Total war, much as described through Negar’s quotations of a former US marine, entails a targeting of citizens. The rationale, as we all know, runs along the lines of the following: if every segment of a given society is mobilized in a war effort, as was the case during WWII and the Cold War, then any aspect of that society is a legitimate target for attack. During the British air raids on Germany, the strategy was called “dehousing the work force,” a nice euphemism for civilian targeting. The role of targets in urbanization and militarization, which cannot be separated from the movement of neoliberal markets and the deployment of information tele-technologies, is something that I have spent a good bit of time working on with my colleagues and friends Greg Clancey and John Phillips (as Under Fire 2 exhibited through Jordan’s kind auspices).

Negar’s evocation of images of the veils in relation to Reading Lolita in Tehran foregrounds the veil’s manifest polyvalence, or perhaps just good old fashioned double bind (as in, either veiled or unveiled, the women in countries that don veils somehow embody the stakes of long standing struggles regardless of their own desires). Within a specific representative regime, the veil is the target. I am reminded of the long reach of this targeting, a parabolic arc that takes us back to Homer’s Iliad. The word for veil and battlement in the ancient Greek are the same, so when Andromache stands on the city’s walls to see her husband’s body defiled in death being dragged through the dirt beyond the city gates, she removes her veil, letting it fall from her head and body, signifying the fall of the city walls as well. Both she and the city are undone. In a moment of terrible beauty, Homer brings the veil and battlement together, both as target. Both reveal the profound paradox of security. Only that which is valuable is protected, and that very protection draws attention – it attracts through the act of providing security. The defense itself is a lure. Defense and security undo themselves through their very enacting.

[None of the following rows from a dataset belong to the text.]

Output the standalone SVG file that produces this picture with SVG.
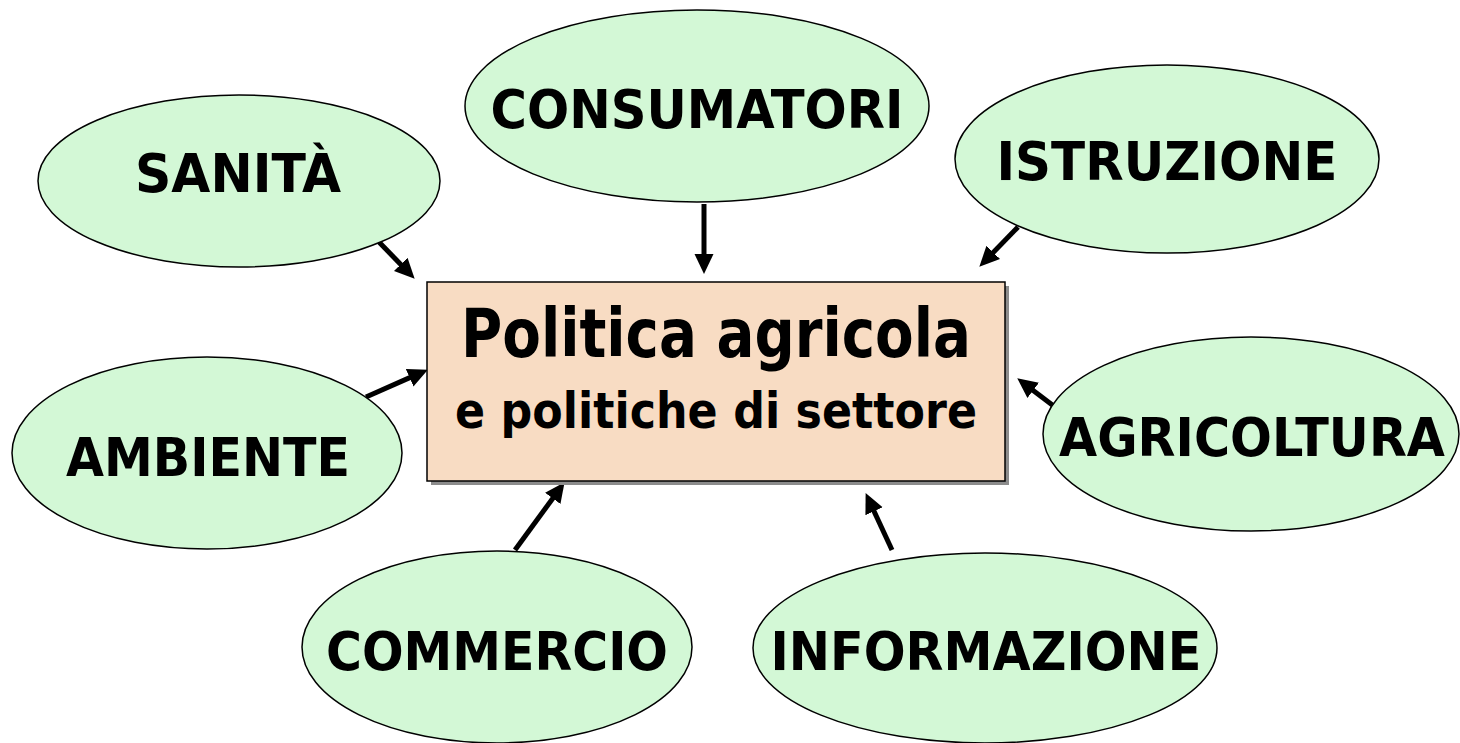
<svg xmlns="http://www.w3.org/2000/svg" width="1460" height="743" viewBox="0 0 1460 743">
<defs>
<style>
.node ellipse{fill:#d3f8d6;stroke:#000;stroke-width:1.5}
.lbl{font-family:"DejaVu Sans","Liberation Sans",sans-serif;font-weight:bold;font-size:53px;fill:#000;text-anchor:middle}
.t1{font-size:67px}
.t2{font-size:49px}
.conn line{stroke:#000;stroke-width:5;marker-end:url(#ah)}
</style>
<marker id="ah" markerUnits="userSpaceOnUse" markerWidth="20" markerHeight="20" viewBox="0 0 20 20" refX="7" refY="10" orient="auto">
<path d="M0,0.5 L20,10 L0,19.5 Z" fill="#000"/>
</marker>
</defs>
<rect width="1460" height="743" fill="#fff"/>
<g class="conn">
<line x1="378" y1="241" x2="405.6" y2="269.4"/>
<line x1="704" y1="204" x2="704" y2="261"/>
<line x1="1018" y1="227" x2="988.4" y2="257.4"/>
<line x1="366" y1="397" x2="416" y2="374.9"/>
<line x1="1055" y1="407" x2="1027.6" y2="386.2"/>
<line x1="515" y1="550" x2="556.9" y2="492.7"/>
<line x1="892" y1="550" x2="871.1" y2="504.9"/>
</g>
<g id="center">
<rect x="431" y="286" width="578" height="199" fill="#8c8c8c"/>
<rect x="427" y="282" width="578" height="199" fill="#f8dcc3" stroke="#000" stroke-width="1.5"/>
<text class="lbl t1" x="716" y="357" textLength="510" lengthAdjust="spacingAndGlyphs">Politica agricola</text>
<text class="lbl t2" x="716" y="428" textLength="522" lengthAdjust="spacingAndGlyphs">e politiche di settore</text>
</g>
<g id="sanita" class="node">
<ellipse cx="239" cy="181" rx="201" ry="86"/>
<text class="lbl" x="238" y="192" textLength="206" lengthAdjust="spacingAndGlyphs">SANITÀ</text>
</g>
<g id="consumatori" class="node">
<ellipse cx="697" cy="106" rx="232" ry="96"/>
<text class="lbl" x="697" y="128" textLength="413" lengthAdjust="spacingAndGlyphs">CONSUMATORI</text>
</g>
<g id="istruzione" class="node">
<ellipse cx="1167" cy="159" rx="212" ry="94"/>
<text class="lbl" x="1167" y="180" textLength="341" lengthAdjust="spacingAndGlyphs">ISTRUZIONE</text>
</g>
<g id="ambiente" class="node">
<ellipse cx="207" cy="453" rx="195" ry="96"/>
<text class="lbl" x="208" y="476" textLength="284" lengthAdjust="spacingAndGlyphs">AMBIENTE</text>
</g>
<g id="agricoltura" class="node">
<ellipse cx="1251" cy="434" rx="208" ry="97"/>
<text class="lbl" x="1252" y="456" textLength="386" lengthAdjust="spacingAndGlyphs">AGRICOLTURA</text>
</g>
<g id="commercio" class="node">
<ellipse cx="497" cy="647" rx="195" ry="96"/>
<text class="lbl" x="497" y="670" textLength="342" lengthAdjust="spacingAndGlyphs">COMMERCIO</text>
</g>
<g id="informazione" class="node">
<ellipse cx="985" cy="648" rx="232" ry="95"/>
<text class="lbl" x="986" y="670" textLength="431" lengthAdjust="spacingAndGlyphs">INFORMAZIONE</text>
</g>
</svg>
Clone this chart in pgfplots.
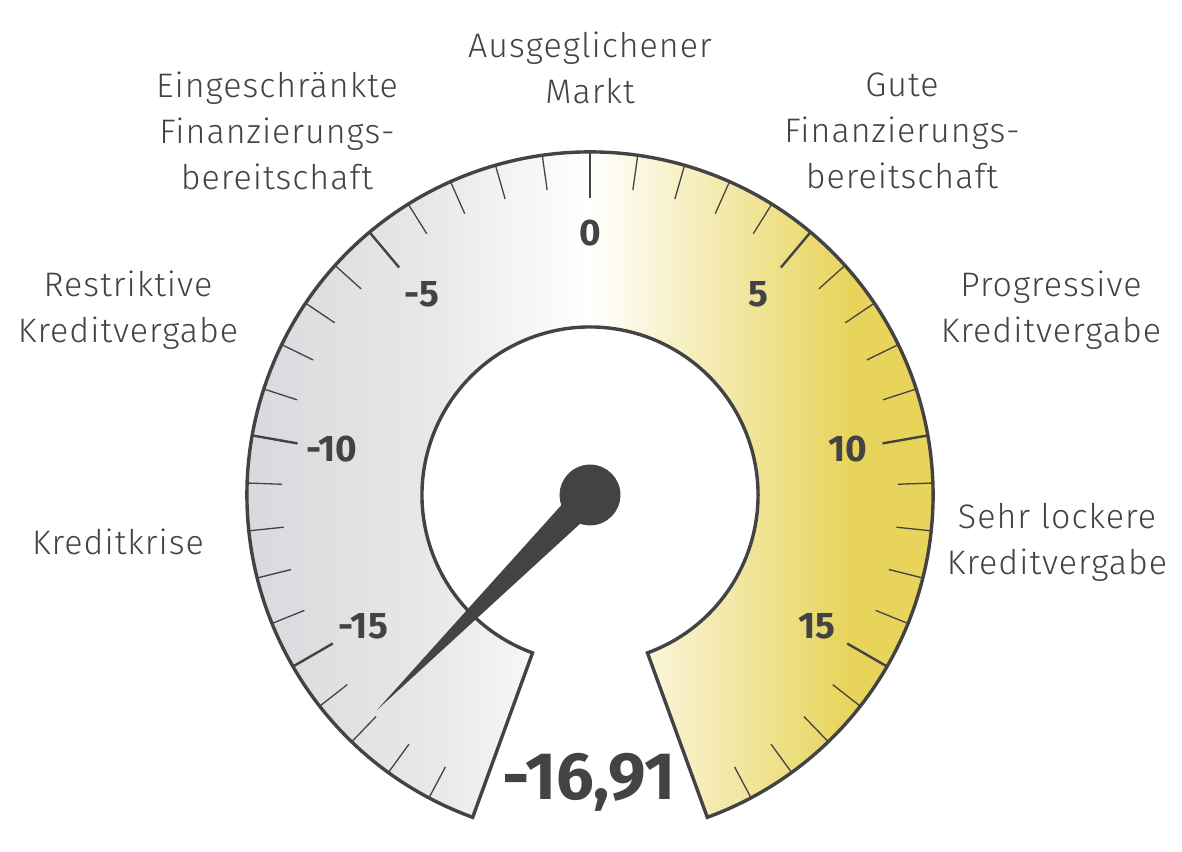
\documentclass[border=0pt]{standalone}
\usepackage{pgfplots}
\pgfplotsset{compat=1.18}
\usepackage{fontspec}
\setmainfont{Fira Sans}[UprightFont=* Light, BoldFont=* Bold]
\newfontfamily\lab{Fira Sans Light}[LetterSpace=3]

\definecolor{ink}{HTML}{434345}
\definecolor{gleft}{HTML}{D8D9DC}
\definecolor{gmid}{HTML}{E7E8E9}
\definecolor{yel}{HTML}{E8D45A}
% gauge band: grey on the left, white at 0, yellow on the right
\pgfdeclarehorizontalshading{gaugefill}{100bp}{color(0bp)=(gleft); color(25bp)=(gleft); color(38.4bp)=(gmid); color(50bp)=(white); color(68.9bp)=(yel); color(75bp)=(yel); color(100bp)=(yel)}

\begin{document}
\begin{tikzpicture}
% one unit = one pixel of the reference, centre of the dial at the origin
\begin{scope}[shift={(295pt,178pt)}, x=0.5pt, y=0.5pt]
\path (-590,-356) rectangle (592,495);

\begin{scope}
\clip (250:343) arc[start angle=250, end angle=-70, radius=171.5pt]
  -- (-70:168) arc[start angle=-70, end angle=250, radius=84pt] -- cycle;
\shade[shading=gaugefill] (-344,-344) rectangle (344,344);
\end{scope}

% scale -20 .. 20, 8 degrees per unit
\foreach \v in {-19,...,19} {
  \pgfmathsetmacro\a{90-8*\v}
  \draw[ink, line width=0.65pt] (\a:343) -- (\a:308);
}
\foreach \v in {-15,-10,...,15} {
  \pgfmathsetmacro\a{90-8*\v}
  \draw[ink, line width=1.2pt] (\a:343) -- (\a:297);
  \node[text=ink, font=\bfseries\fontsize{18.5}{18.5}\selectfont] at (\a:262) {\v};
}

\draw[ink, line width=1.7pt] (250:343) arc[start angle=250, end angle=-70, radius=171.5pt]
  -- (-70:168) arc[start angle=-70, end angle=250, radius=84pt] -- cycle;

\begin{scope}[every node/.style={text=ink, align=center, font=\lab\fontsize{17}{23}\selectfont}]
\node at (0,427.5) {Ausgeglichener\\Markt};
\node at (-313,364) {Eingeschränkte\\Finanzierungs-\\bereitschaft};
\node at (312,364) {Gute\\Finanzierungs-\\bereitschaft};
\node at (-462,185) {Restriktive\\Kreditvergabe};
\node at (461,185) {Progressive\\Kreditvergabe};
\node at (-472,-47) {Kreditkrise};
\node at (467,-47) {Sehr lockere\\Kreditvergabe};
\end{scope}
\node[text=ink, font=\bfseries\fontsize{33.5}{33.5}\selectfont] at (-1,-287) {-16,91};
\end{scope}

\begin{axis}[
    at={(0,0)}, anchor=south west,
    x=0.5pt, y=0.5pt,
    xmin=-590, xmax=592,
    ymin=-356, ymax=495,
    hide axis,
    clip=false
]
% needle for -16.91 (angle 225.28 deg)
\addplot[draw=none, fill=ink] coordinates {(-213.3,-215.2) (-10.3,10.2) (10.3,-10.2)} -- cycle;
\addplot[only marks, mark=*, mark size=15pt, color=ink, mark options={fill=ink}] coordinates {(0,0)};
\end{axis}
\end{tikzpicture}
\end{document}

The veil has long become a target. Perhaps now, in an age of network-base warfare and total global surveillance, the screen functions rather a lot like a veil: a target of total war by total images.

The veil. The screen. The image. The target. Veils, screens, images, targets.

Nestled between prefix and suffix, the word veil resides in the very heart of the word surveillance. Though the etymologies of the terms come to English in largely unrelated ways, the role of covering and uncovering in surveillance is key to its operation, as well as to its self-defeating deployment. But perhaps more to the point, with the veil, we return to the question of epistemology and violence, for the veil and unveiling relate to truth as aeltheia, or truth as ongoing unconcealment. In the veil, as in the screen and the image, we find the material and immaterial means of thinking through the epistemology of violence. But I do not think we will find the means for engaging critically with epistemological parameters in them, nor am I convinced they exist in experimental art, though I wish they did. However, the latency mentioned by Wolfgang does adhere with a delay or lag that is found in the effects of the most powerful avant-garde art work of the early 20th century, much of which we find manifesting itself in contemporary military technology. One could not have predicted these effects at the time. We had to wait for the century to unfold, to reveal itself. So perhaps Wolfgang is looking in the right place. However, if there is a power in latency, in delay, in lag, in effect, then we will not and cannot foresee what the outcomes will be. If we can see that which will become the originary event of peace now, then that will not be the event later. It will have been veiled from the outset; we will have been blinded to it.